#### What you are asked to do
Reproduce exactly, with no pictures, each line from the opening of the material down through the line containing "(0,0) rectangle (772,662);".

#### Data shown

========

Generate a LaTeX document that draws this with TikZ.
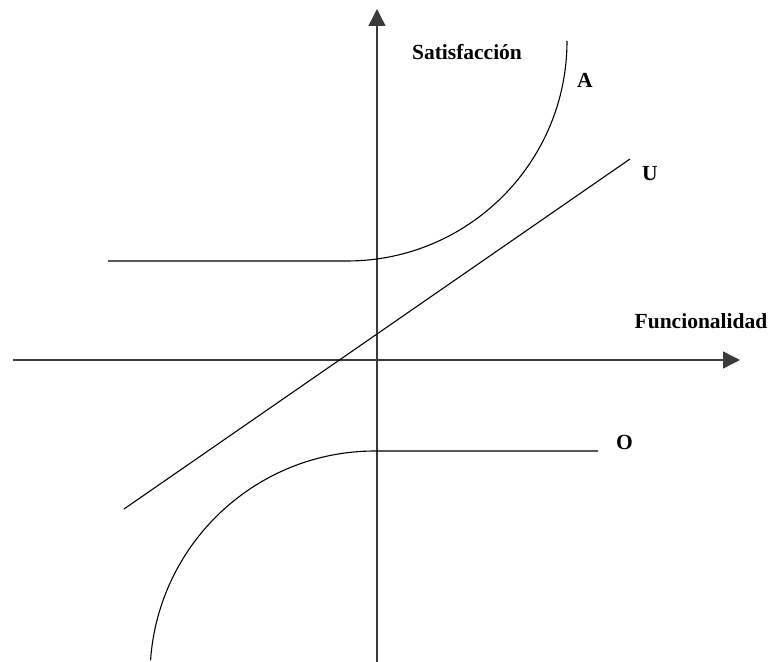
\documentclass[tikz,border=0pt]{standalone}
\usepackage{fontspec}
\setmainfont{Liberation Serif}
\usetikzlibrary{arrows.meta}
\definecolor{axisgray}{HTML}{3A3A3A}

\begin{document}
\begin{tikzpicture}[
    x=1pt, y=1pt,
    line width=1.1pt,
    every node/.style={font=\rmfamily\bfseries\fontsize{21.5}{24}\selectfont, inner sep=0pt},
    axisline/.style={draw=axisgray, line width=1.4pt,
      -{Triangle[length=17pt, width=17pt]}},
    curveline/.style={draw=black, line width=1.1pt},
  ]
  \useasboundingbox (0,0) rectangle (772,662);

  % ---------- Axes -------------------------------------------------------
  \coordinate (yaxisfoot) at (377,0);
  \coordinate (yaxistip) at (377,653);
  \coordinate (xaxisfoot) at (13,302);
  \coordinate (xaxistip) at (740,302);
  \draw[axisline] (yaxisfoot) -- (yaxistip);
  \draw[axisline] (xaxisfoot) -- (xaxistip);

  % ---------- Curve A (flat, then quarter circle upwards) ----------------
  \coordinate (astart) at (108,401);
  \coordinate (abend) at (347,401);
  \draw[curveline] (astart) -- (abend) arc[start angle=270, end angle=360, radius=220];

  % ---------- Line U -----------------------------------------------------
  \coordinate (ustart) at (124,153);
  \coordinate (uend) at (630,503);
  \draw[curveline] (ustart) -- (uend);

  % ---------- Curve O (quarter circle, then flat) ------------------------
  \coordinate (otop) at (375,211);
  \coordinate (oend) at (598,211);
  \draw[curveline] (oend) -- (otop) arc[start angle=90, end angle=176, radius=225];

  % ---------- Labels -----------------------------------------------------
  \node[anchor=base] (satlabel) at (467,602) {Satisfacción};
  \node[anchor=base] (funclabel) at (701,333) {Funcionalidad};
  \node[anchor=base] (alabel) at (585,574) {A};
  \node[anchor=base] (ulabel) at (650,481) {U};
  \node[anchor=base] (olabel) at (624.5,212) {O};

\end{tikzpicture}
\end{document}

========

#### Solution to the problem
Generate a LaTeX document that draws this with TikZ.
\documentclass[tikz,border=0pt]{standalone}
\usepackage{fontspec}
\setmainfont{Liberation Serif}
\usetikzlibrary{arrows.meta}
\definecolor{axisgray}{HTML}{3A3A3A}

\begin{document}
\begin{tikzpicture}[
    x=1pt, y=1pt,
    line width=1.1pt,
    every node/.style={font=\rmfamily\bfseries\fontsize{21.5}{24}\selectfont, inner sep=0pt},
    axisline/.style={draw=axisgray, line width=1.4pt,
      -{Triangle[length=17pt, width=17pt]}},
    curveline/.style={draw=black, line width=1.1pt},
  ]
  \useasboundingbox (0,0) rectangle (772,662);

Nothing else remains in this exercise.